Fiat Chrysler has agreed to a civil penalty of up to $105 million, the largest ever imposed by the National Highway Traffic Safety Administration, and will buy back some defective vehicles from owners.
The NHTSA said the automaker “has acknowledged violations” of the rules regarding the repair of vehicles with safety defects. This involves “effective and timely recall remedies, notification of vehicle owners and dealers and notifications to the NHTSA,” the agency said.
“This civil penalty puts manufacturers on notice that the Department will act when they do not take their obligations to repair safety defects seriously,” said Transportation Secretary Anthony Fox.
“Today’s action holds Fiat Chrysler accountable for its past failures, pushes them to get unsafe vehicles repaired or off the roads and takes concrete steps to keep Americans safer going forward,” Fox said.
Owners of more than a half million older Ram pickups with a steering defect that could lead to an accident will have the opportunity to sell their vehicle back to Fiat Chrysler. And, owners of more than a million Jeeps that are prone to “deadly fires” either will have the chance to trade their vehicle in for above market value, or will receive a financial incentive to get their vehicle remedied, the agency said.
In a consent order signed with the agency, FCA also agreed to the appointment of an independent monitor to oversee the recalls for three years.
For its part, FCA said it accepts the consequences of the consent order and will move forward with “renewed resolve to improve our handling of recalls and reestablish the trust our customers place in us.”
It will make a $70 million cash payment to the NHTSA and spend $20 million on industry and consumer outreach activities and incentives to boost recall and service campaign completion rates. An additional $15 million will be payable if FCA fails to comply with terms of the consent order.
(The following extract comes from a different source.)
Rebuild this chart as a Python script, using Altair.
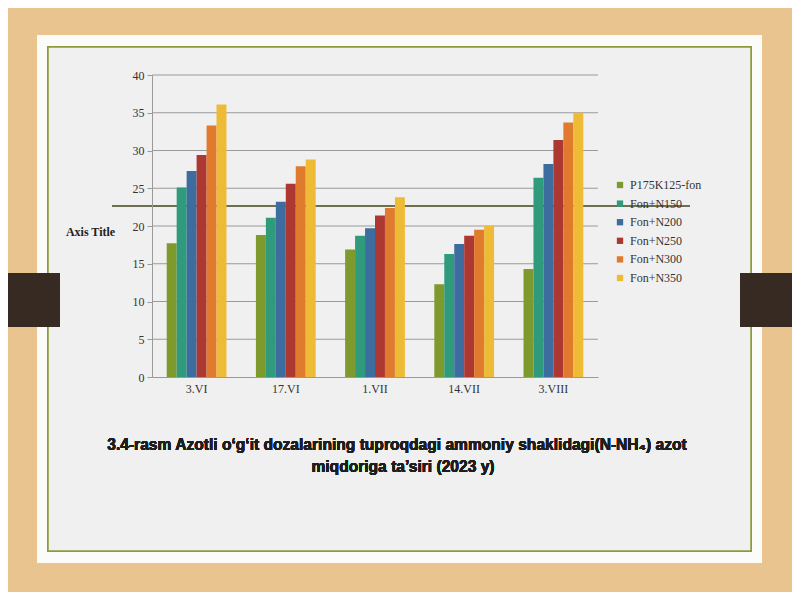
import altair as alt
import pandas as pd

dates = ["3.VI", "17.VI", "1.VII", "14.VII", "3.VIII"]
series = ["P175K125-fon", "Fon+N150", "Fon+N200", "Fon+N250", "Fon+N300", "Fon+N350"]
v_p175 = [17.7, 18.8, 16.9, 12.3, 14.3]
v_n150 = [25.1, 21.1, 18.7, 16.3, 26.4]
v_n200 = [27.3, 23.2, 19.7, 17.6, 28.2]
v_n250 = [29.4, 25.6, 21.4, 18.7, 31.4]
v_n300 = [33.3, 27.9, 22.4, 19.5, 33.7]
v_n350 = [36.1, 28.8, 23.8, 20.0, 35.0]
colors = ["#7f9a2c", "#2f9a7c", "#3d6c9e", "#ad3832", "#e07a2e", "#eebb36"]
y_ticks = [5, 10, 15, 20, 25, 30, 35, 40]
y_labels = [0, 5, 10, 15, 20, 25, 30, 35, 40]
caption1 = "3.4-rasm Azotli o‘g‘it dozalarining tuproqdagi ammoniy shaklidagi(N-NH₄) azot"
caption2 = "miqdoriga ta’siri (2023 y)"

all_vals = [v_p175, v_n150, v_n200, v_n250, v_n300, v_n350]
rows = []
for s, vals in zip(series, all_vals):
    for d, v in zip(dates, vals):
        rows.append({"date": d, "series": s, "value": v})
df = pd.DataFrame(rows)
grid_df = pd.DataFrame({"value": y_ticks})

W, H = 446, 302
SERIF = "Liberation Serif"

y_scale = alt.Scale(domain=[0, 40], nice=False)
y_axis = alt.Axis(values=y_labels, grid=False,
                  labelFont=SERIF, labelFontSize=12, labelColor="#333333",
                  domainColor="#9a9a9a", tickColor="#9a9a9a", tickSize=5,
                  labelPadding=3, zindex=1,
                  titleAngle=0, titleX=-62, titleY=156,
                  titleAlign="center", titleBaseline="middle",
                  titleFont=SERIF, titleFontSize=12, titleFontWeight="bold",
                  titleColor="#222222")

card = alt.Chart(grid_df).mark_rect(color="#fbfbfa").encode(
    x=alt.value(-115), x2=alt.value(610), y=alt.value(-40), y2=alt.value(488))
inner = alt.Chart(grid_df).mark_rect(
    color="#f0f0f1", stroke="#8d9b3c", strokeWidth=1.5).encode(
    x=alt.value(-104), x2=alt.value(599), y=alt.value(-28), y2=alt.value(476))
tab_l = alt.Chart(grid_df).mark_rect(color="#372a22").encode(
    x=alt.value(-170), x2=alt.value(-92), y=alt.value(198), y2=alt.value(252))
tab_r = alt.Chart(grid_df).mark_rect(color="#372a22").encode(
    x=alt.value(588), x2=alt.value(660), y=alt.value(198), y2=alt.value(252))

grid = alt.Chart(grid_df).mark_rule(color="#9a9a9a", strokeWidth=1).encode(
    y=alt.Y("value:Q", scale=y_scale, title="Axis Title", axis=y_axis),
    x=alt.value(0), x2=alt.value(W))

deco = alt.Chart(grid_df).mark_rule(color="#6e6e50", strokeWidth=1.2).encode(
    x=alt.value(-40), x2=alt.value(538), y=alt.value(131))

bars = alt.Chart(df).mark_bar().encode(
    x=alt.X("date:N", sort=dates, title=None,
            scale=alt.Scale(paddingInner=0.33, paddingOuter=0.165),
            axis=alt.Axis(labelAngle=0, labelFont=SERIF, labelFontSize=12,
                          labelColor="#333333", domainColor="#9a9a9a",
                          ticks=False, labelPadding=6, zindex=1)),
    xOffset=alt.XOffset("series:N", sort=series),
    y=alt.Y("value:Q", scale=y_scale, title="Axis Title", axis=y_axis),
    color=alt.Color("series:N", sort=series,
                    scale=alt.Scale(domain=series, range=colors),
                    legend=alt.Legend(title=None, orient="none", legendX=462,
                                      legendY=104, symbolType="square",
                                      symbolSize=40, labelFont=SERIF,
                                      labelFontSize=12, labelColor="#333333",
                                      rowPadding=6.6, padding=0, zindex=1)),
)

cap1 = alt.Chart(grid_df).mark_text(
    font="Liberation Sans", fontSize=15.6, fontWeight="bold", color="#1e1e1e",
    align="center", baseline="middle").encode(
    text=alt.value(caption1), x=alt.value(245), y=alt.value(370))
cap2 = alt.Chart(grid_df).mark_text(
    font="Liberation Sans", fontSize=15.6, fontWeight="bold", color="#1e1e1e",
    align="center", baseline="middle").encode(
    text=alt.value(caption2), x=alt.value(251), y=alt.value(392))

chart = alt.layer(card, inner, tab_l, tab_r, grid, deco, bars, cap1, cap2).properties(
    width=W, height=H,
    autosize=alt.AutoSizeParams(type="none"),
    padding={"left": 144, "top": 67, "right": 194, "bottom": 215},
    background="#e9c48f",
).configure_view(stroke=None)

chart.save("out.html", embed_options={"renderer": "svg", "actions": False})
Here are the vehicles included in the buyback program.
2008-12 Ram pickups both light duty and heavy duty, all with a tie rod problem.
2009-11 Dakotas, 2009 Durangos and Chrysler Aspens for a rear axle problem.
There will also be incentives for one million Jeep owners that had been recalled for gas tank fire risks to get their vehicles in for repairs. In this case, the tank was located behind the rear axle creating a fire risk if the vehicle is rear ended.
Separately, FCA is recalling 1.4 million vehicles over concern that their onboard computers can be hacked and another 2.2 million trucks regarding inadvertent air bag deployments.